BC: Dans le monde  de l’entreprise, certains cadres viennent me parler de leur détresse suite à une « mise au placard » ou une réorientation forcée. Je leur dis toujours : soit tu t’apitoies sur ton sort et tu ne vas guère avancer, soit tu t’en sert pour évoluer, avancer et progresser. La fameuse « mise au placard » permet par exemple de se former, se reconstruire, se poser pour mieux repartir; l’expérience n’est jamais perdue, une réorientation peut permettre de connaitre un ou des secteurs vers lesquels on ne serait jamais allé sans cela. Néanmoins, dans la plupart des cas, un échec professionnel peut être évité si on est décisionnaire de son projet de carrière et ne pas laisser les autres décider pour soi; un peu comme un sportif vis-à-vis de l’arbitrage. Lorsqu’on met un K.O. ou un ippon, on décide, lorsqu’il n’y a pas d’avantage marqué c’est l’arbitre qui décide et c’est la même chose dans l’entreprise car si on subit, les autres décident pour nous et ce n’est pas bon. Je cite souvent en exemple le chef Thierry MARX qui a connu de nombreuses expériences avant de devenir chef étoilé et chef d’entreprise; je pense qu’il a su décider et se nourrir de toutes ces expériences; cela l’a emmené là où il est aujourd’hui. Les cadres dirigeants comme lui sont des athlètes de haut-niveau : prendre des décisions rapidement, être en forme à tout moment, gérer sa carrière et avoir un projet d’avance.
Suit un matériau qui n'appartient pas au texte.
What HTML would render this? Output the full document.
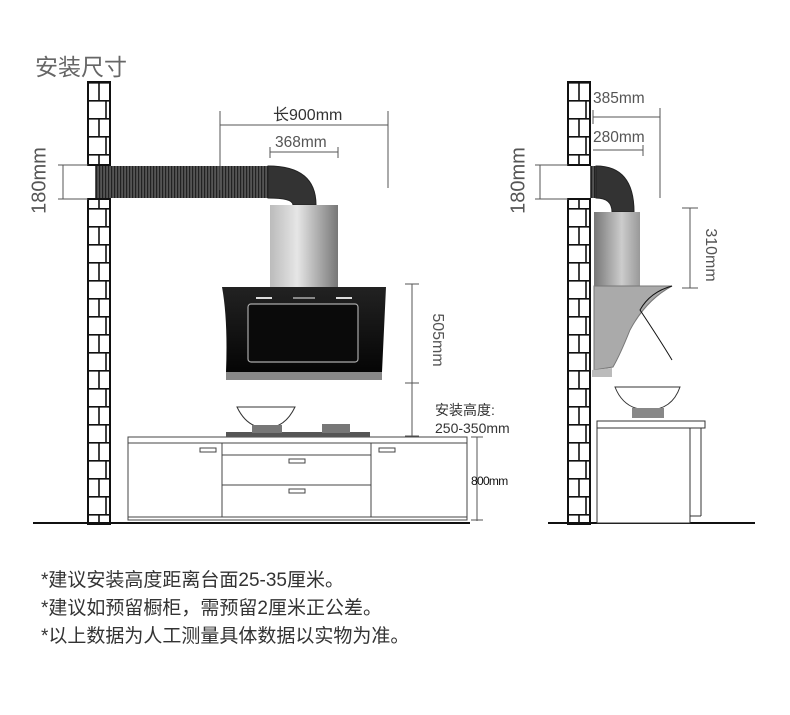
<!DOCTYPE html>
<html><head><meta charset="utf-8"><style>
html,body{margin:0;padding:0;background:#fff}
body{width:790px;height:715px;overflow:hidden;position:relative;font-family:"Liberation Sans","Noto Sans CJK SC",sans-serif}
.t{position:absolute;white-space:nowrap}
</style></head><body>
<svg width="790" height="715" style="position:absolute;left:0;top:0">
<defs>
<pattern id="brick" x="88" y="82" width="22" height="36" patternUnits="userSpaceOnUse">
<rect width="22" height="36" fill="#fff"/>
<line x1="0" y1="0.8" x2="22" y2="0.8" stroke="#111" stroke-width="1.6"/>
<line x1="0" y1="18.8" x2="22" y2="18.8" stroke="#111" stroke-width="1.6"/>
<line x1="11" y1="0" x2="11" y2="18" stroke="#111" stroke-width="1.6"/>
<line x1="18" y1="18" x2="18" y2="36" stroke="#111" stroke-width="1.6"/>
</pattern>
<pattern id="brick2" x="568" y="82" width="22" height="36" patternUnits="userSpaceOnUse">
<rect width="22" height="36" fill="#fff"/>
<line x1="0" y1="0.8" x2="22" y2="0.8" stroke="#111" stroke-width="1.6"/>
<line x1="0" y1="18.8" x2="22" y2="18.8" stroke="#111" stroke-width="1.6"/>
<line x1="11" y1="0" x2="11" y2="18" stroke="#111" stroke-width="1.6"/>
<line x1="18" y1="18" x2="18" y2="36" stroke="#111" stroke-width="1.6"/>
</pattern>
<pattern id="rib" width="3" height="10" patternUnits="userSpaceOnUse">
<rect width="3" height="10" fill="#555"/><rect width="1.2" height="10" fill="#222"/>
</pattern>
<linearGradient id="chim" x1="0" x2="1"><stop offset="0" stop-color="#bbb"/><stop offset="0.4" stop-color="#e6e6e6"/><stop offset="1" stop-color="#777"/></linearGradient>
<linearGradient id="chim2" x1="0" x2="1"><stop offset="0" stop-color="#777"/><stop offset="0.6" stop-color="#ccc"/><stop offset="1" stop-color="#999"/></linearGradient>
<linearGradient id="hood" x1="0" y1="0" x2="0" y2="1"><stop offset="0" stop-color="#222"/><stop offset="1" stop-color="#050505"/></linearGradient>
</defs>
<rect x="88" y="82" width="22" height="83" fill="url(#brick)" stroke="#111" stroke-width="2"/>
<rect x="88" y="199" width="22" height="325" fill="url(#brick)" stroke="#111" stroke-width="2"/>
<rect x="568" y="82" width="22" height="83" fill="url(#brick2)" stroke="#111" stroke-width="2"/>
<rect x="568" y="199" width="22" height="325" fill="url(#brick2)" stroke="#111" stroke-width="2"/>
<line x1="33" y1="523" x2="470" y2="523" stroke="#111" stroke-width="2"/>
<line x1="548" y1="523" x2="755" y2="523" stroke="#111" stroke-width="2"/>
<rect x="95" y="166" width="175" height="32" fill="url(#rib)"/>
<path d="M268 166 Q316 166 316 205 L293 205 Q293 198 268 198 Z" fill="#333" stroke="#222"/>
<rect x="270" y="205" width="68" height="82" fill="url(#chim)"/>
<path d="M222 287 L386 287 L382 372 L226 372 Q228 320 222 287 Z" fill="url(#hood)"/>
<rect x="248" y="304" width="110" height="58" rx="3" fill="#0a0a0a" stroke="#aaa" stroke-width="1.2"/>
<rect x="226" y="372" width="156" height="8" fill="#888"/>
<rect x="256" y="297" width="16" height="2" fill="#ddd"/><rect x="336" y="297" width="16" height="2" fill="#ddd"/>
<rect x="293" y="297" width="22" height="2" fill="#888"/>
<g stroke="#555" stroke-width="1" fill="none">
<line x1="220" y1="111" x2="220" y2="190"/><line x1="388" y1="111" x2="388" y2="188"/><line x1="220" y1="125" x2="388" y2="125"/>
<line x1="270" y1="152" x2="338" y2="152"/><line x1="270" y1="147" x2="270" y2="158"/><line x1="338" y1="147" x2="338" y2="158"/>
<line x1="63" y1="165" x2="63" y2="199"/><line x1="58" y1="165" x2="88" y2="165"/><line x1="58" y1="199" x2="88" y2="199"/>
<line x1="412" y1="284" x2="412" y2="436"/><line x1="405" y1="284" x2="419" y2="284"/><line x1="405" y1="383" x2="419" y2="383"/><line x1="405" y1="436" x2="419" y2="436"/>
<line x1="477" y1="437" x2="477" y2="521"/><line x1="471" y1="437" x2="483" y2="437"/><line x1="471" y1="520" x2="483" y2="520"/>
</g>
<g stroke="#444" stroke-width="1" fill="#fff">
<rect x="128" y="437" width="339" height="83"/>
<line x1="128" y1="443" x2="467" y2="443"/>
<line x1="128" y1="517" x2="467" y2="517"/>
<line x1="222" y1="443" x2="222" y2="517"/><line x1="371" y1="443" x2="371" y2="517"/>
<line x1="222" y1="455" x2="371" y2="455"/><line x1="222" y1="485" x2="371" y2="485"/>
<rect x="200" y="448" width="16" height="4"/><rect x="379" y="448" width="16" height="4"/>
<rect x="289" y="459" width="16" height="4"/><rect x="289" y="489" width="16" height="4"/>
</g>
<rect x="226" y="432" width="144" height="5" fill="#555"/>
<path d="M237 407 L295 407 Q285 428 266 428 Q247 428 237 407 Z" fill="#fff" stroke="#333"/>
<rect x="252" y="425" width="30" height="8" fill="#777"/><rect x="322" y="424" width="28" height="9" fill="#777"/>
<rect x="590" y="166" width="8" height="32" fill="url(#rib)"/>
<path d="M596 166 Q634 166 634 212 L612 212 Q612 198 596 198 Z" fill="#333" stroke="#222"/>
<rect x="594" y="212" width="46" height="74" fill="url(#chim2)"/>
<path d="M594 286 L672 286 Q646 300 630 330 Q620 355 613 367 L594 370 Z" fill="#aaa" stroke="#777"/>
<path d="M672 286 Q650 292 640 310 Q660 340 672 360" stroke="#111" fill="none"/>
<path d="M592 370 L612 368 L612 377 L592 377 Z" fill="#bbb"/>
<g stroke="#555" stroke-width="1" fill="none">
<line x1="593" y1="117" x2="660" y2="117"/><line x1="660" y1="108" x2="660" y2="198"/><line x1="593" y1="110" x2="593" y2="124"/>
<line x1="593" y1="150" x2="643" y2="150"/><line x1="643" y1="145" x2="643" y2="156"/>
<line x1="540" y1="165" x2="540" y2="199"/><line x1="535" y1="165" x2="568" y2="165"/><line x1="535" y1="199" x2="568" y2="199"/>
<line x1="690" y1="208" x2="690" y2="288"/><line x1="682" y1="208" x2="698" y2="208"/><line x1="682" y1="288" x2="698" y2="288"/>
</g>
<path d="M615 387 L680 387 Q672 410 648 410 Q624 410 615 387 Z" fill="#fff" stroke="#333"/>
<rect x="632" y="408" width="32" height="10" fill="#888"/>
<g stroke="#333" stroke-width="1" fill="#fff">
<rect x="597" y="421" width="108" height="7"/>
<rect x="597" y="428" width="93" height="95"/>
<line x1="701" y1="428" x2="701" y2="516"/><line x1="690" y1="516" x2="701" y2="516"/>
</g>
</svg>
<div class="t" style="left:35px;top:48px;font-size:23px;color:#666">安装尺寸</div>
<div class="t" style="left:273px;top:101px;font-size:16px;color:#333">长900mm</div>
<div class="t" style="left:275px;top:134px;font-size:15.5px;color:#555">368mm</div>
<div class="t" style="left:593px;top:90px;font-size:15.5px;color:#555">385mm</div>
<div class="t" style="left:593px;top:129px;font-size:15.5px;color:#555">280mm</div>
<div class="t" style="left:5px;top:169px;font-size:20px;color:#555;transform:rotate(-90deg);width:70px;text-align:center">180mm</div>
<div class="t" style="left:484px;top:169px;font-size:20px;color:#555;transform:rotate(-90deg);width:70px;text-align:center">180mm</div>
<div class="t" style="left:404px;top:331px;font-size:16px;color:#555;transform:rotate(90deg);width:66px;text-align:center">505mm</div>
<div class="t" style="left:677px;top:246px;font-size:16px;color:#555;transform:rotate(90deg);width:66px;text-align:center">310mm</div>
<div class="t" style="left:435px;top:400px;font-size:14px;color:#333">安装高度:</div>
<div class="t" style="left:435px;top:420px;font-size:14px;color:#333">250-350mm</div>
<div class="t" style="left:471px;top:474px;font-size:12px;color:#111;letter-spacing:-0.7px">800mm</div>
<div class="t" style="left:41px;top:567px;font-size:19px;color:#333;line-height:28px">*建议安装高度距离台面25-35厘米。<br>*建议如预留橱柜，需预留2厘米正公差。<br>*以上数据为人工测量具体数据以实物为准。</div>
</body></html>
Le sport en entreprise est un fabuleux outil managérial pour toutes ces thématiques. Par exemple la société Sport Management System met en place des programmes de sport en entreprise avec un message managérial grâce à des intervenants issus du sport de haut-niveau. L’échec est ce qu’ils connaissent de mieux. e sont eux qui sont les plus à même d’expliquer pourquoi il ne faut jamais lâcher ou en tout cas ne pas se décourager pour rebondir.
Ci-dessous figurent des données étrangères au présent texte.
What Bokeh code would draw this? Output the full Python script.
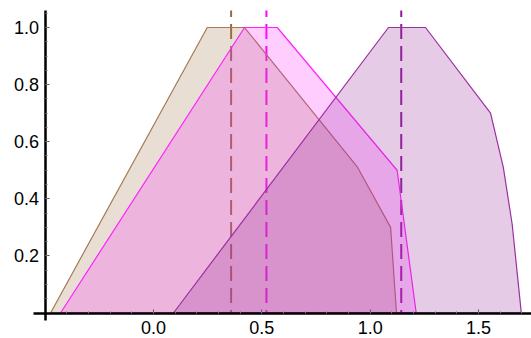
from bokeh.plotting import figure
from bokeh.models import LinearAxis, FixedTicker, PrintfTickFormatter, Range1d
from bokeh.embed import file_html
from bokeh.resources import INLINE

# ---- data ----
brown_x = [-0.475, 0.248, 0.42, 0.94, 1.094, 1.121]
brown_y = [0.0, 1.0, 1.0, 0.512, 0.30, 0.0]
magenta_x = [-0.429, 0.42, 0.571, 1.124, 1.212]
magenta_y = [0.0, 1.0, 1.0, 0.50, 0.0]
purple_x = [0.092, 1.084, 1.255, 1.555, 1.614, 1.655, 1.697]
purple_y = [0.0, 1.0, 1.0, 0.70, 0.51, 0.31, 0.0]
means = [0.358, 0.521, 1.143]
x_ticks = [0.0, 0.5, 1.0, 1.5]
y_ticks = [0.2, 0.4, 0.6, 0.8, 1.0]
x_minor = [round(-0.4 + 0.1 * i, 2) for i in range(22)]
y_minor = [round(0.05 * i, 2) for i in range(1, 22)]

line_cols = ["#a57a52", "#ff22ff", "#9b2fa0"]
dash_cols = ["#9a6840", "#ff00ff", "#8e1a98"]
fill_alpha = [0.25, 0.22, 0.25]

Y_TOP = 1.06
X_LEFT = -0.554
Y_BOTTOM = -0.026

p = figure(width=531, height=338, x_range=Range1d(-0.706, 1.744),
           y_range=Range1d(-0.0893, 1.0946), x_axis_type=None, y_axis_type=None,
           output_backend="svg", toolbar_location=None, min_border=0)
p.outline_line_color = None
p.xgrid.visible = False
p.ygrid.visible = False

# dashed mean lines (drawn first, fills overlay them)
p.segment(x0=means, y0=[0, 0, 0], x1=means, y1=[Y_TOP] * 3,
          line_color=dash_cols, line_width=2, line_dash="15 7", line_dash_offset=12)

for xs, ys, c, a in zip([brown_x, magenta_x, purple_x], [brown_y, magenta_y, purple_y],
                        line_cols, fill_alpha):
    p.patch(xs, ys, fill_color=c, fill_alpha=a, line_color=c, line_width=1.2)

font = "Liberation Sans"
xaxis = LinearAxis(fixed_location=0, bounds=(X_LEFT, 1.744),
                   ticker=FixedTicker(ticks=x_ticks, minor_ticks=x_minor),
                   formatter=PrintfTickFormatter(format="%.1f"))
yaxis = LinearAxis(fixed_location=-0.5, bounds=(Y_BOTTOM, Y_TOP),
                   ticker=FixedTicker(ticks=y_ticks, minor_ticks=y_minor),
                   formatter=PrintfTickFormatter(format="%.1f"))
for ax in (xaxis, yaxis):
    ax.axis_line_width = 2.5
    ax.axis_line_color = "black"
    ax.major_tick_in = 4
    ax.major_tick_out = 0
    ax.minor_tick_in = 2
    ax.minor_tick_out = 0
    ax.major_tick_line_color = "#555555"
    ax.minor_tick_line_color = "#777777"
    ax.major_label_text_font = font
    ax.major_label_text_font_size = "18px"
    ax.major_label_text_color = "black"
xaxis.major_label_standoff = 8
yaxis.major_label_standoff = 6
p.add_layout(xaxis, "below")
p.add_layout(yaxis, "left")

open("out.html", "w").write(file_html(p, INLINE))
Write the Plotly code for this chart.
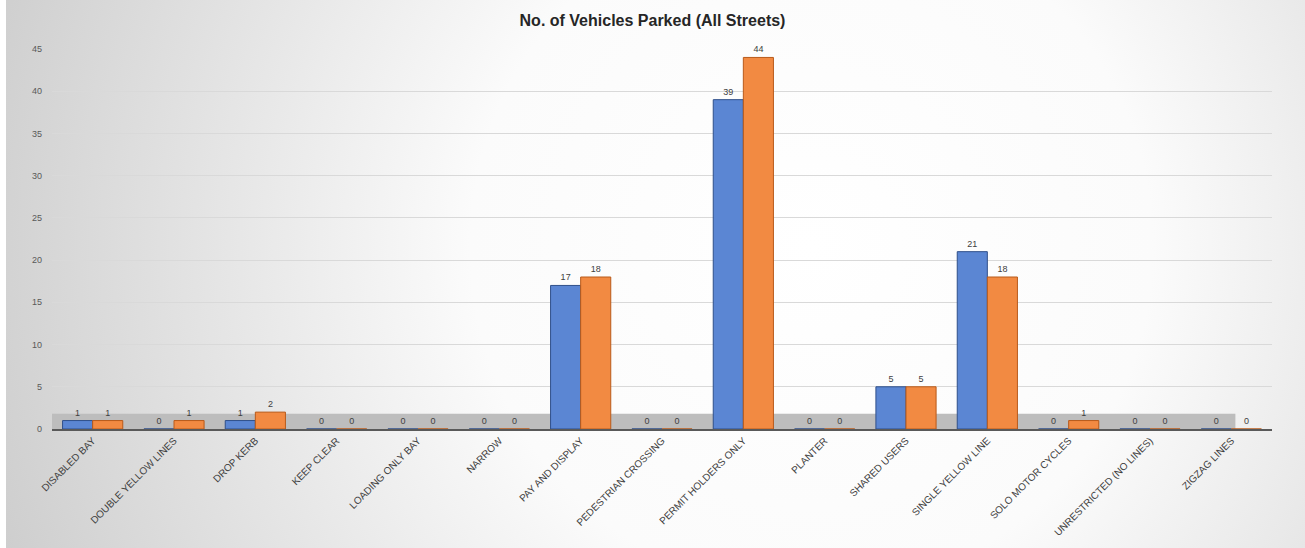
import plotly.graph_objects as go
import urllib.parse

categories = [
    "DISABLED BAY", "DOUBLE YELLOW LINES", "DROP KERB", "KEEP CLEAR",
    "LOADING ONLY BAY", "NARROW", "PAY AND DISPLAY", "PEDESTRIAN CROSSING",
    "PERMIT HOLDERS ONLY", "PLANTER", "SHARED USERS", "SINGLE YELLOW LINE",
    "SOLO MOTOR CYCLES", "UNRESTRICTED (NO LINES)", "ZIGZAG LINES",
]
series_a = [1, 0, 1, 0, 0, 0, 17, 0, 39, 0, 5, 21, 0, 0, 0]
series_b = [1, 1, 2, 0, 0, 0, 18, 0, 44, 0, 5, 18, 1, 0, 0]
y_ticks = [0, 5, 10, 15, 20, 25, 30, 35, 40, 45]

# soft radial grey-to-white backdrop
svg = (
    '<svg xmlns="http://www.w3.org/2000/svg" width="1305" height="548" '
    'preserveAspectRatio="none" viewBox="0 0 1305 548">'
    '<defs><radialGradient id="g" cx="0.62" cy="0.45" r="0.75" '
    'gradientTransform="translate(0.62 0.45) scale(1 2.4) translate(-0.62 -0.45)">'
    '<stop offset="0" stop-color="#ffffff"/>'
    '<stop offset="0.35" stop-color="#fbfbfb"/>'
    '<stop offset="1" stop-color="#c4c4c4"/>'
    '</radialGradient></defs>'
    '<rect width="1305" height="548" fill="#ffffff"/>'
    '<rect x="6" y="0" width="1299" height="548" fill="url(#g)"/>'
    '</svg>'
)
bg_uri = "data:image/svg+xml;charset=utf-8," + urllib.parse.quote(svg)

label_font = dict(family="Liberation Sans, Arial, sans-serif", size=9, color="#404040")

fig = go.Figure()
fig.add_trace(go.Bar(
    x=categories, y=series_a, name="Series 1",
    marker=dict(color="#5B86D3", line=dict(color="#2F4F8A", width=1)),
    text=[str(v) for v in series_a], textposition="outside",
    textfont=label_font, cliponaxis=False,
))
fig.add_trace(go.Bar(
    x=categories, y=series_b, name="Series 2",
    marker=dict(color="#F28A42", line=dict(color="#B85A1A", width=1)),
    text=[str(v) for v in series_b], textposition="outside",
    textfont=label_font, cliponaxis=False,
))

fig.update_layout(
    width=1305, height=548,
    margin=dict(l=52, r=33, t=49, b=119),
    paper_bgcolor="rgba(0,0,0,0)",
    plot_bgcolor="rgba(0,0,0,0)",
    showlegend=False,
    barmode="group", bargap=0.26, bargroupgap=0.0,
    title=dict(
        text="<b>No. of Vehicles Parked (All Streets)</b>",
        x=0.5, xanchor="center", y=0.962, yanchor="middle",
        font=dict(family="Liberation Sans, Arial, sans-serif", size=16, color="#262626"),
    ),
    images=[dict(
        source=bg_uri, xref="paper", yref="paper",
        x=-52 / 1220, y=1 + 49 / 380, sizex=1305 / 1220, sizey=548 / 380,
        xanchor="left", yanchor="top", sizing="stretch", layer="below",
    )],
    shapes=[dict(
        type="rect", xref="paper", yref="paper",
        x0=0.0, x1=0.97, y0=0.0, y1=0.04,
        fillcolor="#bdbdbd", line=dict(width=0), layer="below",
    )],
)
fig.update_xaxes(
    tickangle=-45, automargin=False,
    tickfont=dict(family="Liberation Sans, Arial, sans-serif", size=10, color="#404040"),
    showline=True, linecolor="#595959", linewidth=2,
    showgrid=False, ticks="",
)
fig.update_yaxes(
    range=[0, 45], tickvals=y_ticks, automargin=False,
    tickfont=dict(family="Liberation Sans, Arial, sans-serif", size=9, color="#595959"),
    showgrid=True, gridcolor="#d9d9d9", gridwidth=1,
    zeroline=False, showline=False, ticks="", ticklabelstandoff=9,
)

fig.write_html("out.html")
Sport&Style: Quels conseils leur donnez vous pour « réussir une plantade » ? l’accepter, la transformer?

BC: Accepter n’est pas la solution, faire le deuil et analyser, oui. Il faut analyser le  niveau d’impact car souvent il s’agit d’épiphénomènes. Et si les conséquences sont importantes, il faut analyser ce qui n’a pas fonctionné et regarder vers l’avenir afin de se remobiliser, se dire qu’il y aura des jours meilleurs de toute manière. Pas de projet, pas d’émulation, pas d’enthousiasme, pas de motivation et donc pas d’efficacité. Tout collaborateur, cadre ou salarié doit avoir des projets qu’ils soient familiaux, personnels  ou professionnels, c’est ce qui va les animer et donner du sens à leur vie. Une passion extra professionnelle permet souvent d’être meilleur dans son métier car elle crée de l’enthousiasme chez le salarié ; de plus, sa relation aux autres est meilleure. J’ai connu cela lorsque j’ai réalisé mon rêve de devenir pilote motocycliste en 1991 alors que je courrais après une réussite sportive majeure en judo, mon sport de « prédilection ». Peu après, je suis devenu champion d’Europe, j’ai fait les Jeux Olympiques et suis devenu champion du Monde par équipes (de judo) tout en menant une double carrière. En conclusion, on peut avoir des doutes mais ne jamais se décourager!

Sport&Style: Quelques exemples intéressants me semble-t-il :
Raymond Poulidor, éternel N°2 et adoré… pourquoi accepte -t-on cette fatalité ?
Emil Zatopek et Alain Mimoun… échec et victoire en ont fait des gagnants-gagnants ?

BC: Poulidor a compris au bout d’un certain temps que,même si il ne l’a pas fait exprès, être 2ème pouvait se transformer en victoire aux yeux de l’opinion. Il en a comme ont dit tiré les marrons du feu, cela a été sa marque de fabrique et on le voit encore aujourd’hui dans la caravane du tour. En ce qui concerne Mimoun et Zatopek, on retient le titre de champion Olympique du coté de Mimoun mais surtout une belle histoire humaine entre 2 personnes qui se sont énormément respectés. L’histoire est peut-être plus belle que la médaille. Pour avoir bien connu Alain qui me transportait dans sa 2cv lorsque j’ai intégré l’Insep en 1985, ce que j’ai retenu de lui c’est qu’il était surtout un amoureux du sport au-delà du résultat sportif. Echecs ou titres peu importe, il a couru jusqu’à sa mort.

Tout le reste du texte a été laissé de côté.